Ils élevaient des lapins dans des cabanes dans le jardin, adossées à "La porte branle"
           Il passait des heures à leur préparer à manger en découpant avec "son couteau" des carottes et autres légumes en petit cubes ainsi que du pain .Il leur donnait aussi de la Luzerne qu'il cultivait dans une pièce de terrain près de son ancien Atelier rue de la Fontaine. Ces bâtiments existent toujours en 2015 et l’on peut y lire Garoche et fils en mosaïque.

           Il avait des petits casiers, qu'il fabriquait aussi. Il sélectionnait ses pommes de terre, parce qu'il avait toutes sortes de variétés de pommes de terre, et il les mettait bien patiemment l'une à côté de l'autre, prête à germer, de façon que l'époque venue, il n'avait plus qu'à porter son petit cageot dans le jardin pour les planter. 
          Tout cela c'était fait à la maison, même la graine de poireau et la graine d'oignon. Je les voyais dans le jardin ces grosses touffes, un poireau qui monte c'est rigolo, ça fait une grosse tête. Ça aussi il les laissait mûrir, puis il les battait pour récolter la graine et la gardait pour s'en servir comme semence. Encore que, je sais qu'au bout de quelques années, pour éviter qu'elles s'abâtardissent je suppose, il fallait croiser – il faut des croisements aussi chez les plantes. Il en achetait des semences, mais autrement il faisait tout lui-même, secondé par Maman.
         Parce que s’ils étaient partis de Saint-Alban, ils avaient gardé quand même l'atavisme de la terre. Ils étaient terriens. Le fond de leur âme était terrien.
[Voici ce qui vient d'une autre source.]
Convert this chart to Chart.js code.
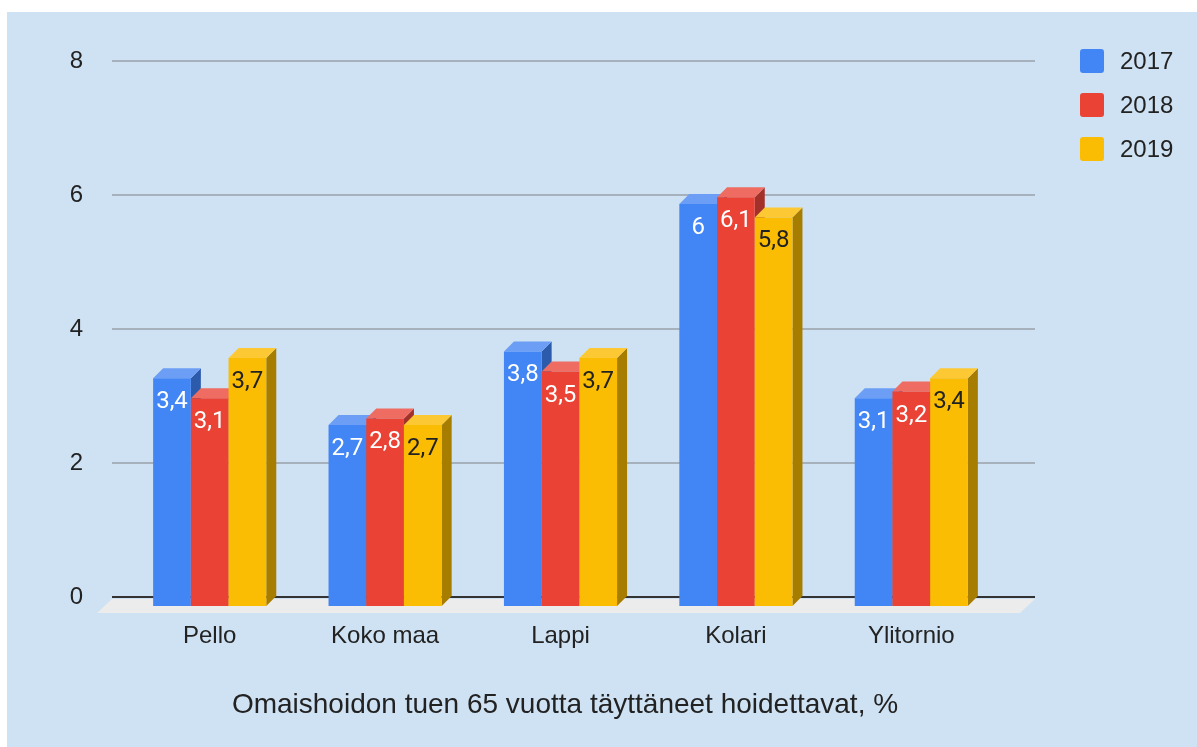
<!DOCTYPE html>
<html>
<head>
<meta charset="utf-8">
<script src="https://cdn.jsdelivr.net/npm/chart.js@4"></script>
<style>
  html, body { margin: 0; padding: 0; background: #fff; }
  #wrap { width: 1197px; height: 747px; }
</style>
</head>
<body>
<div id="wrap"><canvas id="chart" width="1197" height="747"></canvas></div>
<script>
// data
const categories = ['Pello', 'Koko maa', 'Lappi', 'Kolari', 'Ylitornio'];
const years = ['2017', '2018', '2019'];
const values2017 = [3.4, 2.7, 3.8, 6, 3.1];
const values2018 = [3.1, 2.8, 3.5, 6.1, 3.2];
const values2019 = [3.7, 2.7, 3.7, 5.8, 3.4];
const yTicks = [0, 2, 4, 6, 8];
const chartTitle = 'Omaishoidon tuen 65 vuotta täyttäneet hoidettavat, %';

// colours: front, top, side
const fronts = ['#4285f4', '#ea4335', '#fbbc04'];
const tops = ['#6c9ef6', '#ee6c61', '#fcc934'];
const sides = ['#2d5bab', '#a4302a', '#a77d00'];
const labelColors = ['#ffffff', '#ffffff', '#222222'];

const DY = 9;      // front plane shift
const DEPTH = 10;  // bar depth
const FONT = '"Liberation Sans", Arial, sans-serif';

const fmt = v => String(v).replace('.', ',');

const threeD = {
  id: 'threeD',
  beforeDraw(chart) {
    const ctx = chart.ctx;
    ctx.save();
    ctx.fillStyle = '#ffffff';
    ctx.fillRect(0, 0, chart.width, chart.height);
    ctx.fillStyle = '#cfe2f3';
    ctx.fillRect(7, 12, chart.width - 7, chart.height - 12);
    ctx.restore();
  },
  beforeDatasetsDraw(chart) {
    const ctx = chart.ctx;
    const a = chart.chartArea;
    const y = chart.scales.y;
    const x0 = a.left - 10, x1 = a.right + 36;
    const zero = y.getPixelForValue(0);
    ctx.save();
    // floor
    ctx.fillStyle = '#ececec';
    ctx.beginPath();
    ctx.moveTo(x0, zero + 2);
    ctx.lineTo(x1, zero + 2);
    ctx.lineTo(x1 - 15, zero + 16);
    ctx.lineTo(x0 - 15, zero + 16);
    ctx.closePath();
    ctx.fill();
    // grid
    yTicks.forEach(t => {
      const py = Math.round(y.getPixelForValue(t));
      ctx.strokeStyle = t === 0 ? '#333333' : '#a7b1bb';
      ctx.lineWidth = 2;
      ctx.beginPath();
      ctx.moveTo(x0, py);
      ctx.lineTo(x1, py);
      ctx.stroke();
    });
    ctx.restore();
  },
  // fronts are drawn below, in the right order with their 3D faces
  beforeDatasetDraw() {
    return false;
  },
  afterDatasetsDraw(chart) {
    const ctx = chart.ctx;
    ctx.save();
    ctx.translate(0, DY);
    chart.data.datasets.forEach((ds, i) => {
      chart.getDatasetMeta(i).data.forEach(bar => {
        const p = bar.getProps(['x', 'y', 'base', 'width'], true);
        const l = p.x - p.width / 2, r = p.x + p.width / 2;
        // side
        ctx.fillStyle = sides[i];
        ctx.beginPath();
        ctx.moveTo(r, p.y);
        ctx.lineTo(r + DEPTH, p.y - DEPTH);
        ctx.lineTo(r + DEPTH, p.base - DEPTH);
        ctx.lineTo(r, p.base);
        ctx.closePath();
        ctx.fill();
        // top
        ctx.fillStyle = tops[i];
        ctx.beginPath();
        ctx.moveTo(l, p.y);
        ctx.lineTo(l + DEPTH, p.y - DEPTH);
        ctx.lineTo(r + DEPTH, p.y - DEPTH);
        ctx.lineTo(r, p.y);
        ctx.closePath();
        ctx.fill();
        // front
        bar.draw(ctx, chart.chartArea);
      });
    });
    // value labels
    ctx.font = '24px Roboto';
    ctx.textAlign = 'center';
    ctx.textBaseline = 'middle';
    chart.data.datasets.forEach((ds, i) => {
      chart.getDatasetMeta(i).data.forEach((bar, j) => {
        const p = bar.getProps(['x', 'y'], true);
        ctx.fillStyle = labelColors[i];
        ctx.fillText(fmt(ds.data[j]), p.x, p.y + 24);
      });
    });
    ctx.restore();
  },
  afterDraw(chart) {
    const ctx = chart.ctx;
    ctx.save();
    // legend
    ctx.font = '24px ' + FONT;
    ctx.textBaseline = 'middle';
    ctx.textAlign = 'left';
    years.forEach((yr, i) => {
      const cy = 61 + i * 44;
      ctx.fillStyle = fronts[i];
      ctx.beginPath();
      ctx.roundRect(1080, cy - 12, 24, 24, 3);
      ctx.fill();
      ctx.fillStyle = '#222222';
      ctx.fillText(yr, 1120, cy + 1);
    });
    // title
    ctx.font = '28px ' + FONT;
    ctx.textAlign = 'center';
    ctx.fillText(chartTitle, 565, 705);
    ctx.restore();
  }
};

const datasets = [values2017, values2018, values2019].map((vals, i) => ({
  label: years[i],
  data: vals,
  backgroundColor: fronts[i],
  borderWidth: 0
}));

new Chart(document.getElementById('chart'), {
  type: 'bar',
  data: { labels: categories, datasets: datasets },
  options: {
    responsive: false,
    animation: false,
    categoryPercentage: 0.645,
    barPercentage: 1,
    layout: { padding: { left: 0, right: 198, top: 61, bottom: 0 } },
    plugins: {
      legend: { display: false },
      tooltip: { enabled: false }
    },
    scales: {
      x: {
        grid: { display: false, drawTicks: false },
        border: { display: false },
        ticks: {
          color: '#222222',
          padding: 25,
          font: { family: FONT, size: 24 }
        },
        afterFit: s => { s.height = 150; }
      },
      y: {
        min: 0,
        max: 8,
        grid: { display: false, drawTicks: false },
        border: { display: false },
        ticks: {
          stepSize: 2,
          color: '#222222',
          padding: 39,
          font: { family: FONT, size: 24 }
        },
        afterFit: s => { s.width = 122; }
      }
    }
  },
  plugins: [threeD]
});
</script>
</body>
</html>
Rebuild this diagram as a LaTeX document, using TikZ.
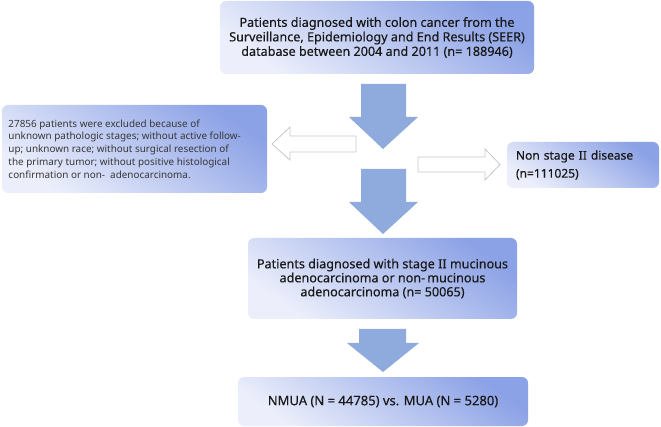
\documentclass[tikz,border=0pt]{standalone}
\usepackage{fontspec}
\setmainfont{Noto Sans}
\definecolor{boxdark}{RGB}{140,162,230}
\definecolor{boxlight}{RGB}{236,239,251}
\definecolor{arrowblue}{RGB}{143,170,220}
\definecolor{hollowgray}{RGB}{200,200,200}
\definecolor{txt}{RGB}{25,25,25}
\newcommand{\semibold}{\addfontfeatures{FakeBold=0.35}}
\tikzset{
  flowbox/.style={rounded corners=6pt, top color=boxdark, bottom color=boxlight, shading angle=-35,
    draw=none, text=txt, align=center, inner sep=0pt},
  blockarrow/.style={fill=arrowblue, draw=none},
  hollowarrow/.style={fill=white, draw=hollowgray, line width=0.8pt},
}
\begin{document}
\begin{tikzpicture}[x=1pt,y=-1pt]
\useasboundingbox (0,0) rectangle (661,427);
% boxes
\node[flowbox, minimum width=314pt, minimum height=73pt, font=\fontsize{12.6}{14.5}\selectfont\semibold]
  (top) at (377,37.5) {Patients diagnosed with colon cancer from the\\Surveillance,\ Epidemiology and End Results (SEER)\\database between 2004 and 2011 (n= 188946)};
\node[flowbox, minimum width=265pt, minimum height=88pt] (excl) at (134.5,149) {};
\node[anchor=west, align=left, inner sep=0pt, font=\fontsize{9.9}{12.8}\selectfont, text=black!78]
  (excltext) at ([xshift=6.5pt]excl.west) {27856 patients were excluded because of\\unknown pathologic stages; without active follow-\\up; unknown race; without surgical resection of\\the primary tumor;\ without positive histological\\confirmation or non-\ \ adenocarcinoma.};
\node[flowbox, minimum width=152pt, minimum height=46pt, text width=134pt, align=left, inner xsep=9pt,
  font=\fontsize{12}{18}\selectfont\semibold]
  (non) at (583,165) {Non stage II disease\\(n=111025)};
\node[flowbox, minimum width=269pt, minimum height=81pt, font=\fontsize{12.6}{14}\selectfont\semibold]
  (mid) at (382.5,278.5) {Patients diagnosed with stage II mucinous\\adenocarcinoma or non-\,mucinous\\adenocarcinoma (n= 50065)};
\node[flowbox, minimum width=290pt, minimum height=49pt, font=\fontsize{13}{14}\selectfont\semibold]
  (bot) at (383,401.5) {NMUA (N = 44785) vs. MUA (N = 5280)};
% filled down arrows
\draw[blockarrow] (361,84) -- (406,84) -- (406,117) -- (418,117) -- (383,149) -- (349,117) -- (361,117) -- cycle;
\draw[blockarrow] (361,169) -- (406,169) -- (406,202) -- (418,202) -- (383,234) -- (349,202) -- (361,202) -- cycle;
\draw[blockarrow] (359,329) -- (406,329) -- (406,343) -- (419,343) -- (383,372) -- (347,343) -- (359,343) -- cycle;
% hollow side arrows
\draw[hollowarrow] (356,136) -- (290,136) -- (290,127) -- (272,144) -- (290,160) -- (290,152) -- (356,152) -- cycle;
\draw[hollowarrow] (418,157) -- (485,157) -- (485,149) -- (500,164.5) -- (485,180) -- (485,172) -- (418,172) -- cycle;
\end{tikzpicture}
\end{document}
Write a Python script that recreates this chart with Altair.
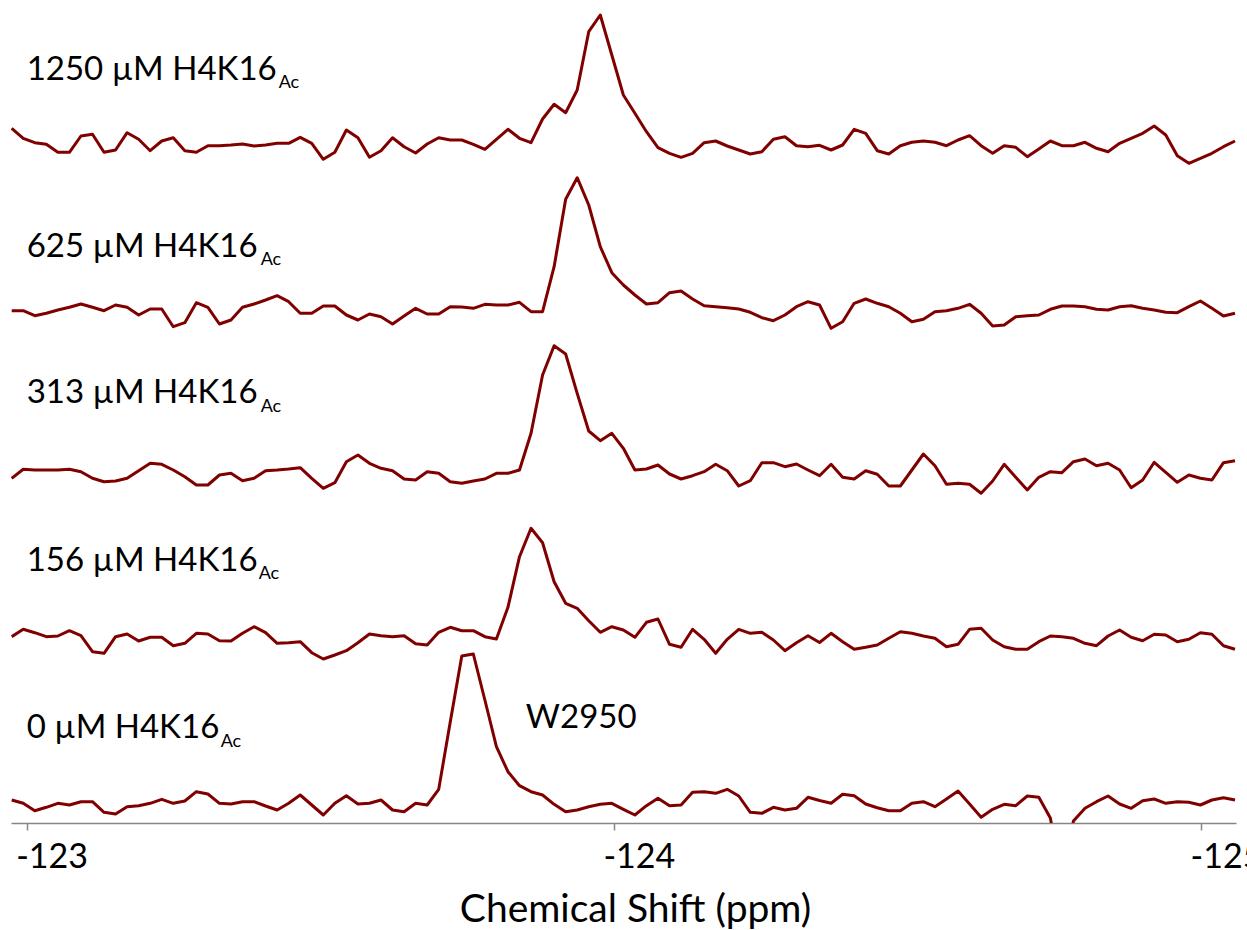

Mais, je vous répète encore, entre Saint-Alban et Saint-Quay-Portrieux il y avait une telle différence de vie           C'est pour ça que quand j'allais en vacances j'étais contente, parce que d'abord j'étais la petite délurée, je venais de la ville, tout le monde était en admiration devant moi, un phénomène. J'avais la langue bien pendue paraît-il, et moi les mœurs comme ça, ça m'étonnait. Et je ne me gênais pas pour le dire !

Les galants

        Par exemple quand Arthur avait fréquenté Titine – à ce moment-là c'était la mode, je m'en rappelle encore – il y avait ce qu'on appelait les galants qui venaient, mais il n'y avait pas qu'Arthur ! Ils étaient assis sur le banc, Titine d'un côté et vous aviez les amoureux, là sur le banc.
      Tout cela menait la conversation. Celui qui était près d'elle avait le droit de lui prendre la main, et tout cela se passait vraiment dans des banalités !
       Puis après quand ils étaient partis, Arthur me l'a souvent dit – c'est vrai que j'ai toujours eu pour mon cousin Arthur, le père de Marie-Ange, une petite faiblesse, je l'aimais bien il a toujours été très gentil avec moi ; il est le parrain de Françoise d'ailleurs – je disais toujours à ma cousine, en parlant de l'un ou l'autre, avec mon sans-gêne de petite fille de la ville qui avait l'habitude de dire ce qu'elle pense :
      – Tu ne prendras pas celui-là toujours, Titine ! En parlant des autres. Oh, il est moche celui-là.
Il y en a un que j'avais baptisé le grand nez.
          Mais ce qui est amusant et que je tiens à vous dire, c'est que dans ce temps-là – et cela a toujours été plus ou moins ainsi – c'est que ma tante Marie n'était pas toujours de mon avis. Elle, voyait la grosse ferme, le pognon, etc. Tandis qu'Arthur ce n'était pas ça...
          Je ne pense pas qu'elle ait influencé Titine à ce point-là. Qu'elle ait influencé ou pas pour le mariage de Titine et d'Arthur, de toute façon cela a été un très bon ménage, même s'ils n'ont pas eu toujours la chance, puisque la maladie est venue des années plus tard. Et Arthur a été un brave gendre pour elle.